15 dicembre 2011, Nissan Stadium, Yokohama
David Villa lascia il campo dopo essersi fratturato la tibia
Perché a distanza di un anno non è più così? Cause molteplici, non una sola: tensione che cala, appagamento, presunzione, etc. Molto hanno pesato gli infortuni e la perdurante condizione non smagliante di uomini chiave come Xavi, Iniesta, Piqué e, in particolare, l'assenza di Villa o comunque di un attaccante vero (nemmeno Sanchez lo è, nonostante la sua entrata in campo negli ultimi venti minuti dell'altra sera abbia spostato il peso della squadra in avanti). Per necessità e forse per desiderio di sperimentazione estrema il Pep quest'anno ha finito per estendere la presenza dei centrocampisti in tutti i ruoli (come ha osservato giustamente Luigi Garlando sulla Gazzetta del 20 aprile): lo scorso anno la difesa faceva perno su Puyol e Piqué (che garantivano anche la possibilità di giocarsi di testa la carta dei corner), quest'anno no, perché il secondo si è involuto; in avanti si è visto come Fabregas, Iniesta e lo stesso Alexis non siano dei bomber. Tatticamente, la differenza più evidente è che la squadra non riesce più a fare la transizione immediata dello scorso anno: persa la palla partiva immediatamente la caccia a recuperarla (pressing e possesso erano un continuum meraviglioso, mai visto fino ad allora), adesso invece la squadra ripiega e attende, e subisce.

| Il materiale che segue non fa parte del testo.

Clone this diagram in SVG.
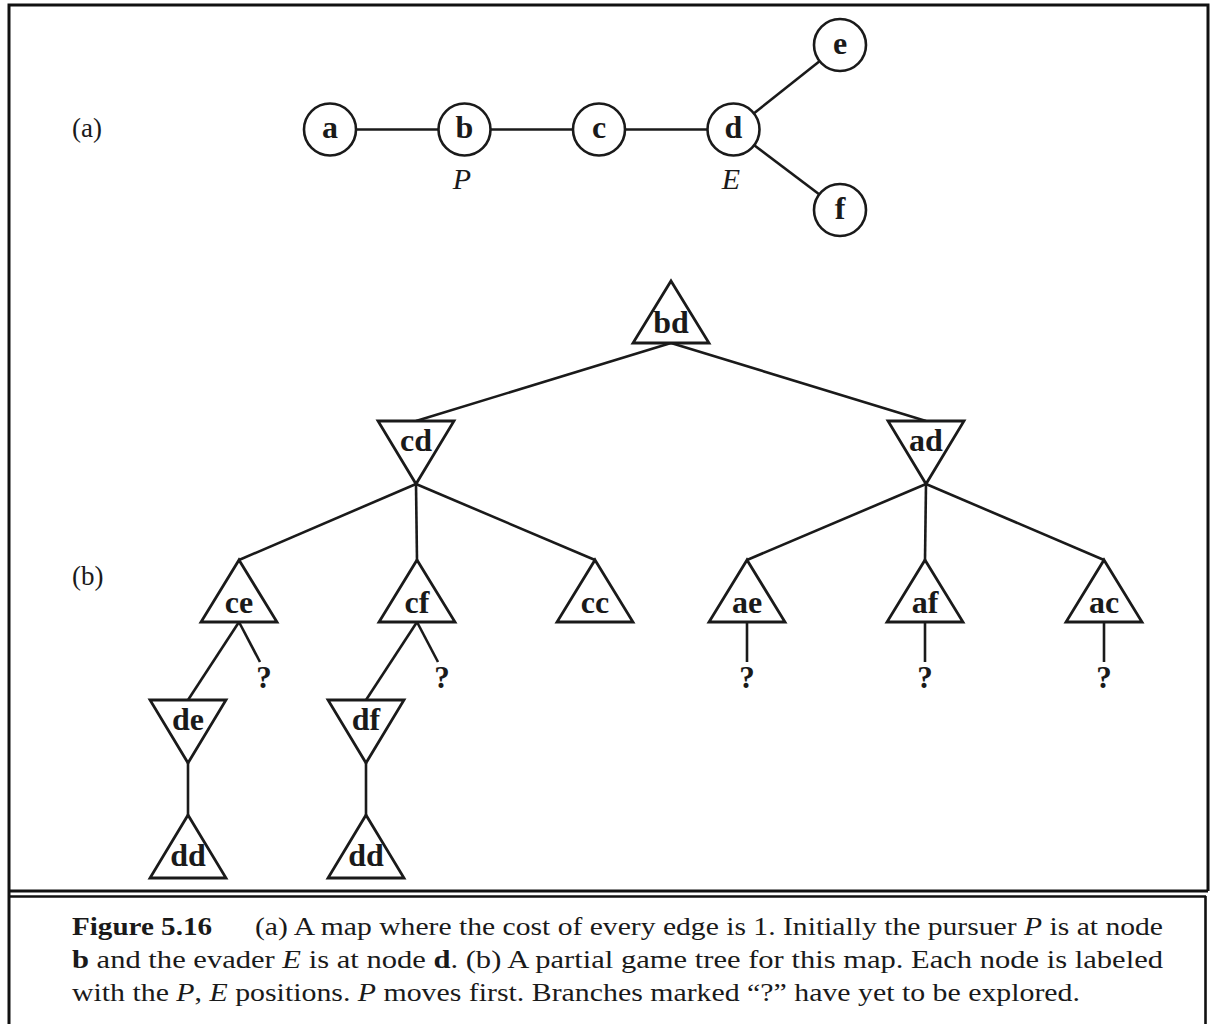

E' il Real che appare avviato a vincere non solo la Liga ma anche la CL. La squadra è grosso modo quella dello scorso anno, però con un training di 12 mesi in più. Non è che negli scontri del 2011 abbia giocato tanto diversamente dall'altra sera: la differenza sta nel chiasmo col Barça. I catalani sono in calo, i madrileni in ascesa. Questo è sufficiente a spostare l'equilibrio. José Mourinho è un personaggio non simpatico (eufemismo), ma è senza dubbio uno dei migliori allenatori in circolazione come mostra il fatto che vinca ovunque vada. Eppure c'è un eppure. Ha scritto mastro Arrigo nella prefazione al bel libro di Sandro Modeo L'alieno Mourinho [in parte leggibile qui] che Mou «usa moduli e sistemi diversi [...], non possiede uno stile di gioco unico e neppure un'identità definita [ma] si adatta all'avversario come un guanto a una mano [...], dimostrando duttilità, conoscenze e fantasia». Il problema di Mourinho è dunque la storia. Rischia infatti di entrare solo in quella statistica dei palmarès e non in quella della memoria. Le sue squadre sono camaleontiche perché perseguono lo scopo egocentrico del loro direttore d'orchestra: vincere per sé e non per lasciare una traccia originale nella storia del calcio.

José Mourinho
18 marzo 2012
Estadio Santiago Bernabeu, Madrid
Noi ricordiamo ancora, per esempio, il Balckburn Rovers degli anni ottanta dell'Ottocento perché vinse tutto il vincibile adottando sistematicamente e perfezionando il nuovo stile di gioco del passing game (che era stato "inventato" in Scozia nel decennio precedente), o l'Aranycsapat degli anni cinquanta del Novecento che tra le altre cose demolì anche il superiority complex albionico in una delle dieci partite di sempre (Wembley Stadium, London, 25 novembre 1953: visibile qui), per non dire dell'Inter di Herrera che portò il gioco all'italiana a vette impensabili, etc., etc. Al contrario, i nomi di molti allenatori vincenti del secolo e mezzo della storia del calcio giacciono solo nei repertori statistici. Il destino di Mourinho rischia di essere quello di riposare in futuro negli strumenti di reference e di essere ricordato semmai per i suoi comportamenti strafottenti e vittimistici [un bel catalogo è qui].

Dunque la sua sfida personale al mondo non può più eludere una scommessa: lasciare un segno originale nelle idee di calcio. Potrà vincere ovunque ma non ricorderemo quale sia stata la sua identità di gioco. La memoria è selettiva e non la fanno solo i vincitori.